Where Most Manufacturers Actually Are

Despite the conversation around Industry 5.0, most manufacturers are still somewhere in the middle of the Industry 4.0 journey.

Some companies have advanced automation but limited data integration. Others have strong ERP systems but still rely heavily on spreadsheets and manual reporting. Many have invested in isolated technologies without fully connecting operations across departments.

The reality is that manufacturing transformation rarely happens in a straight line.

And that’s okay.

Industry 5.0 is not about abandoning automation or chasing the latest trend. It’s about making smarter decisions about how technology supports real operational goals.

For many manufacturers, the next meaningful step is not adding more software. It’s improving how people, systems, and processes work together.

The ERP Perspective: Supporting Both Structure and Flexibility

This is where ERP systems become especially important.

Traditional ERP implementations often focused heavily on process control and standardization. That remains important, but modern manufacturing environments also require flexibility.

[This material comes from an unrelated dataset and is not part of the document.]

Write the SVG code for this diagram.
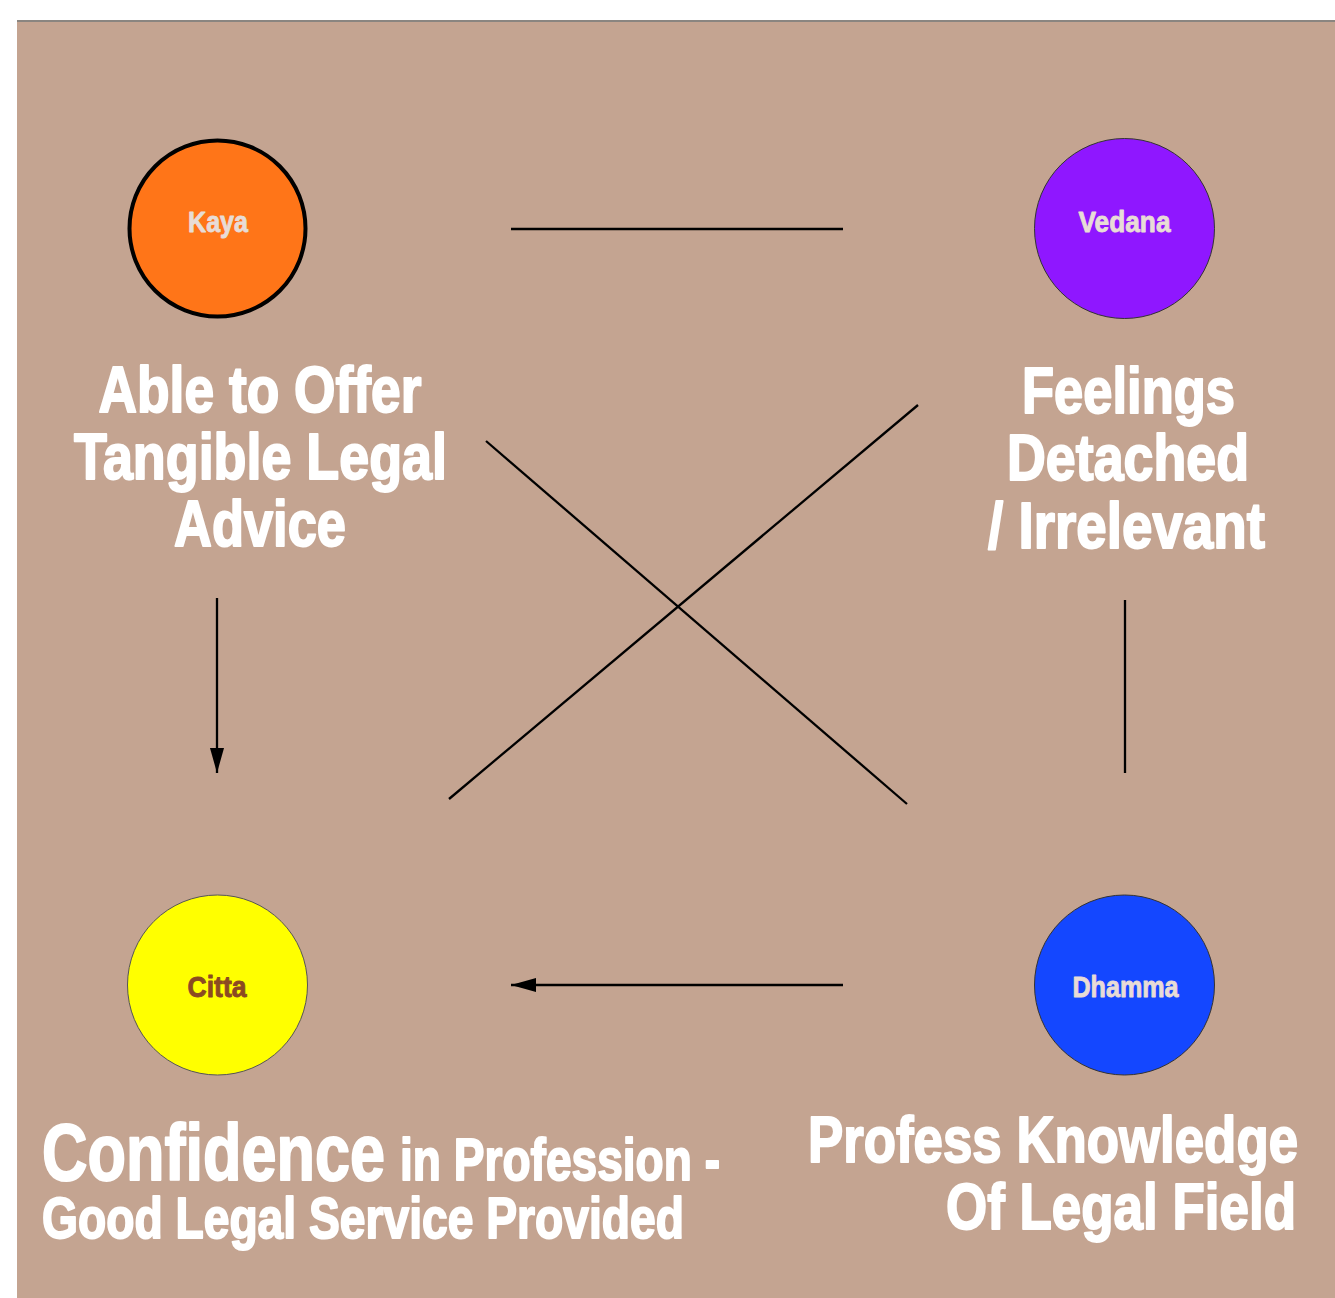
<svg xmlns="http://www.w3.org/2000/svg" width="1335" height="1298" viewBox="0 0 1335 1298">
<defs>
<style>
.lbl{font-family:"Liberation Sans Narrow","Liberation Sans",Arial,sans-serif;font-weight:bold;}
.big{fill:#ffffff;stroke:#ffffff;stroke-width:2;stroke-linejoin:round;}
.node-text{font-size:30px;text-anchor:middle;stroke-width:0.9;stroke-linejoin:round;}
.conn{stroke:#000000;stroke-width:2.3;fill:none;}
</style>
<marker id="arrow" markerUnits="userSpaceOnUse" markerWidth="26" markerHeight="16" refX="25" refY="7" orient="auto">
<path d="M0,0 L25,7 L0,14 Z" fill="#000000"/>
</marker>
</defs>
<rect x="0" y="0" width="1335" height="1298" fill="#ffffff"/>
<rect x="17" y="21" width="1320" height="1280" fill="#C4A491"/>
<line x1="17" y1="21" x2="1335" y2="21" stroke="#8a8580" stroke-width="2"/>

<g id="connectors">
<line class="conn" x1="511" y1="229" x2="843" y2="229"/>
<line class="conn" x1="486" y1="441" x2="907" y2="804"/>
<line class="conn" x1="918" y1="405" x2="449" y2="799"/>
<line class="conn" x1="217" y1="598" x2="217" y2="773" marker-end="url(#arrow)"/>
<line class="conn" x1="1125" y1="600" x2="1125" y2="773"/>
<line class="conn" x1="843" y1="985" x2="511" y2="985" marker-end="url(#arrow)"/>
</g>

<g id="kaya">
<circle cx="217.5" cy="228.5" r="88" fill="#FF7518" stroke="#000000" stroke-width="4"/>
<text class="lbl node-text" x="218" y="232" fill="#E8DCD6" stroke="#E8DCD6" textLength="60" lengthAdjust="spacingAndGlyphs">Kaya</text>
</g>
<g id="vedana">
<circle cx="1124.5" cy="228.5" r="90" fill="#8F17FF" stroke="#333333" stroke-width="1"/>
<text class="lbl node-text" x="1124.5" y="232" fill="#E8DCD6" stroke="#E8DCD6" textLength="92" lengthAdjust="spacingAndGlyphs">Vedana</text>
</g>
<g id="citta">
<circle cx="217.5" cy="985" r="90" fill="#FFFF00" stroke="#555555" stroke-width="1"/>
<text class="lbl node-text" x="217" y="997" fill="#8B4A22" stroke="#8B4A22" textLength="59" lengthAdjust="spacingAndGlyphs">Citta</text>
</g>
<g id="dhamma">
<circle cx="1124.5" cy="985" r="90" fill="#1447FF" stroke="#333333" stroke-width="1"/>
<text class="lbl node-text" x="1125.5" y="997" fill="#E8DCD6" stroke="#E8DCD6" textLength="106" lengthAdjust="spacingAndGlyphs">Dhamma</text>
</g>

<g id="kaya-desc" class="lbl big" font-size="64" text-anchor="middle">
<text x="260" y="412" textLength="323" lengthAdjust="spacingAndGlyphs">Able to Offer</text>
<text x="260.5" y="479" textLength="373" lengthAdjust="spacingAndGlyphs">Tangible Legal</text>
<text x="260" y="546" textLength="172" lengthAdjust="spacingAndGlyphs">Advice</text>
</g>
<g id="vedana-desc" class="lbl big" font-size="64" text-anchor="middle">
<text x="1128.5" y="413" textLength="213" lengthAdjust="spacingAndGlyphs">Feelings</text>
<text x="1128" y="480" textLength="242" lengthAdjust="spacingAndGlyphs">Detached</text>
<text x="1126.5" y="548" textLength="277" lengthAdjust="spacingAndGlyphs">/ Irrelevant</text>
</g>
<g id="citta-desc" class="lbl big">
<text x="42" y="1180" font-size="80" textLength="343" lengthAdjust="spacingAndGlyphs">Confidence</text>
<text x="400" y="1180" font-size="60" textLength="320" lengthAdjust="spacingAndGlyphs">in Profession -</text>
<text x="42" y="1238" font-size="58" textLength="642" lengthAdjust="spacingAndGlyphs">Good Legal Service Provided</text>
</g>
<g id="dhamma-desc" class="lbl big" font-size="65">
<text x="808" y="1162" textLength="490" lengthAdjust="spacingAndGlyphs">Profess Knowledge</text>
<text x="946" y="1229" textLength="350" lengthAdjust="spacingAndGlyphs">Of Legal Field</text>
</g>
</svg>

Today’s ERP systems need to support:

  • Automated workflows and production planning
  • Real-time operational visibility
  • Human approvals and exception handling
  • Cross-functional collaboration
  • Rapid process adjustments
  • Sustainability tracking and reporting
  • Supply chain adaptability


In other words, ERP systems can no longer function as rigid back-office databases. They need to become operational platforms that support both structured automation and human decision-making.

That balance is increasingly what separates manufacturers that simply digitize operations from manufacturers that can truly adapt and grow.

Manufacturing’s Next Evolution Isn’t Less Human

Industry 5.0 is sometimes misunderstood as a replacement for Industry 4.0. In reality, it’s a correction to the idea that technology alone solves operational complexity.

The future of manufacturing will absolutely include automation, AI, connected systems, and real-time data. But it will also rely heavily on experienced people, flexible processes, and resilient operations.

The manufacturers that succeed over the next decade likely won’t be the ones with the most automation.

They’ll be the ones that combine technology, adaptability, and human expertise better than everyone else.